Have in the Library? Yes
This chapbook is a welcome surprise for those (like me) who have trouble with poetry. Ocean Vuong’s collection of 35 poems are direct, simple but subtle, painful yet light. They glimmer with repeated motifs: fathers, guns, fields and bodies. Ocean Vuong writes from many intersections: as a Vietnamese immigrant in America, a war survivor, a gay man. Yet none of these elements overwhelm. Instead, they meld together into one hymn of a man trying to find his way through his own history.
The poems can be read individually at random but it’s rewarding to read the book straight through, beginning with his invocation, a poem appropriately titled “Threshold”:
“In the body, where everything has a price, / I was beggar ” he begins, and the rest unfurls from there. The stars are “what we always knew/they were: the exit wounds/of every/misfired word.” In “Aubade with Burning City,” the fall of Saigon is interspersed with verses from “White Christmas.” Like a “good son,” he “seal[s] [his] father’s lips/ with my own & begin/ the faithful work of drowning.”
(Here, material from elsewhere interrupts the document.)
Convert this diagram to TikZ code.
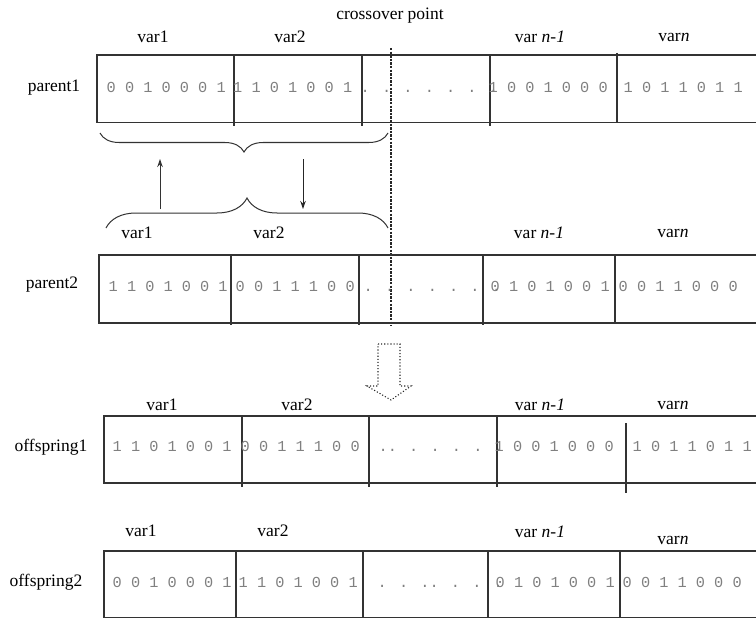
\documentclass[tikz,border=0pt]{standalone}
\usepackage{fontspec}
\setmainfont{Liberation Serif}
\newfontfamily\bitfont{Liberation Mono}
\usetikzlibrary{decorations.pathreplacing,arrows.meta}

\begin{document}
\begin{tikzpicture}[>={Stealth[length=8pt,width=5.5pt]}, x=1pt, y=-1pt,
        lbl/.style={font=\fontsize{17.5}{20}\selectfont, inner sep=0pt},
        bits/.style={font=\bitfont\fontsize{15.25}{18}\selectfont, text=black!50, anchor=west,
            inner sep=0pt, text height=10pt, text depth=0pt},
        cell/.style={draw=black!80, line width=1.2pt}]
        \useasboundingbox (0,0) rectangle (756,618);

        % parent1
        \draw[cell] (756,55) -- (97,55) -- (97,122.5) -- (756,122.5);
        \foreach \x in {234, 362, 490} \draw[cell] (\x,55) -- (\x,126);
        \draw[cell] (617,53) -- (617,122.5);
        \node[lbl] (p1name) at (54,88) {parent1};
        \node[lbl] (p1v1) at (153,37) {var1};
        \node[lbl] (p1v2) at (290,37) {var2};
        \node[lbl] (p1vm) at (540,37) {var \textit{n-1}};
        \node[lbl] (p1vn) at (674,37) {var\textit{n}};
        \node[bits] (p1b1) at (106.5,88) {0 0 1 0 0 0 1};
        \node[bits] (p1b2) at (233,88) {1 1 0 1 0 0 1};
        \node[bits] (p1b3) at (360.5,88) {. . . . . . .};
        \node[bits] (p1b4) at (488.5,88) {1 0 0 1 0 0 0};
        \node[bits] (p1b5) at (623.5,88) {1 0 1 1 0 1 1};

        % crossover point
        \node[lbl] (cross) at (390,16) {crossover point};
        \draw[black!85, line width=2.8pt, dash pattern=on 2.4pt off 1.2pt] (391,48) -- (391,326);

        % swapped part: braces and arrows
        \coordinate (b1l) at (100,133);
        \coordinate (b1r) at (388,133);
        \coordinate (b2l) at (106,228);
        \coordinate (b2r) at (388,228);
        \draw[black!80, line width=1pt, decorate, decoration={brace, amplitude=19pt, aspect=0.5}] (b1r) -- (b1l);
        \draw[black!80, line width=1pt, decorate, decoration={brace, amplitude=30pt, aspect=0.5}] (b2l) -- (b2r);
        \coordinate (upA) at (160,209);
        \coordinate (upB) at (160,159);
        \coordinate (dnA) at (303,159);
        \coordinate (dnB) at (303,209);
        \draw[->, black!80, line width=1pt] (upA) -- (upB);
        \draw[->, black!85, line width=1pt] (dnA) -- (dnB);

        % parent2
        \draw[cell] (756,255) -- (99,255) -- (99,323) -- (756,323);
        \foreach \x in {231, 359, 483} \draw[cell] (\x,255) -- (\x,325);
        \draw[cell] (615,255) -- (615,324);
        \node[lbl] (p2name) at (52,285) {parent2};
        \node[lbl] (p2v1) at (137,233) {var1};
        \node[lbl] (p2v2) at (269,233) {var2};
        \node[lbl] (p2vm) at (539,233) {var \textit{n-1}};
        \node[lbl] (p2vn) at (673,233) {var\textit{n}};
        \node[bits] (p2b1) at (108.5,286) {1 1 0 1 0 0 1};
        \node[bits] (p2b2) at (235.5,286) {0 0 1 1 1 0 0};
        \node[bits] (p2b3) at (363.5,286) {. . . . . . .};
        \node[bits] (p2b4) at (490.5,286) {0 1 0 1 0 0 1};
        \node[bits] (p2b5) at (618.5,286) {0 0 1 1 0 0 0};

        % hollow arrow to the offspring
        \draw[black!85, line width=1.1pt, dotted] (378,344) -- (400,344) -- (400,386) -- (411,386)
            -- (391,400) -- (367,386) -- (378,386) -- cycle;

        % offspring1
        \draw[cell] (756,416) -- (104,416) -- (104,483) -- (756,483);
        \foreach \x in {242, 369, 497} \draw[cell] (\x,416) -- (\x,487);
        \draw[cell] (626,423) -- (626,493);
        \node[lbl] (o1name) at (51,447) {offspring1};
        \node[lbl] (o1v1) at (162,405) {var1};
        \node[lbl] (o1v2) at (297,405) {var2};
        \node[lbl] (o1vm) at (540,405) {var \textit{n-1}};
        \node[lbl] (o1vn) at (673,405) {var\textit{n}};
        \node[bits] (o1b1) at (112.5,446) {1 1 0 1 0 0 1};
        \node[bits] (o1b2) at (240.5,446) {0 0 1 1 1 0 0};
        \node[bits] (o1b3) at (378.5,446) {.. . . . . .};
        \node[bits] (o1b4) at (494.5,446) {1 0 0 1 0 0 0};
        \node[bits] (o1b5) at (632.5,446) {1 0 1 1 0 1 1};

        % offspring2
        \draw[cell] (756,551) -- (104,551) -- (104,617.4) -- (756,617.4);
        \foreach \x in {236, 363, 488, 620} \draw[cell] (\x,551) -- (\x,618);
        \node[lbl] (o2name) at (46,582) {offspring2};
        \node[lbl] (o2v1) at (141,531) {var1};
        \node[lbl] (o2v2) at (273,531) {var2};
        \node[lbl] (o2vm) at (540,532) {var \textit{n-1}};
        \node[lbl] (o2vn) at (673,540) {var\textit{n}};
        \node[bits] (o2b1) at (112.5,582) {0 0 1 0 0 0 1};
        \node[bits] (o2b2) at (238.5,582) {1 1 0 1 0 0 1};
        \node[bits] (o2b3) at (377.5,582) {. . .. . . .};
        \node[bits] (o2b4) at (495.5,582) {0 1 0 1 0 0 1};
        \node[bits] (o2b5) at (622.5,582) {0 0 1 1 0 0 0};
\end{tikzpicture}
\end{document}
Vuong’s language is wonderful. He doesn’t use arcane words, just precision: the room is “bomb-bright,” a father is “all famine & fissure.”
To me, the loveliest part of this book is hope. For Vuong, hope seems delicately balanced, more a process and less a destination. “Dear God, if you are a season, let it be the one I passed through/ to get here,” he says. And by the end it seems he has arrived at a place that is at least peaceful. In my favorite poem, “Someday I’ll Love Ocean Vuong,” he is soft and calming: “Ocean, don’t be afraid./ The end of the road is so far ahead/it is already behind us.”
For all its sorrow, “the refugee camp sick with smoke & half-sung/ hymns,” Night Sky With Exit Wounds is a book of healing. As he says in “Seventh Circle of Earth” : “Say amen. Say amend./ Say yes. Say yes/ anyway.”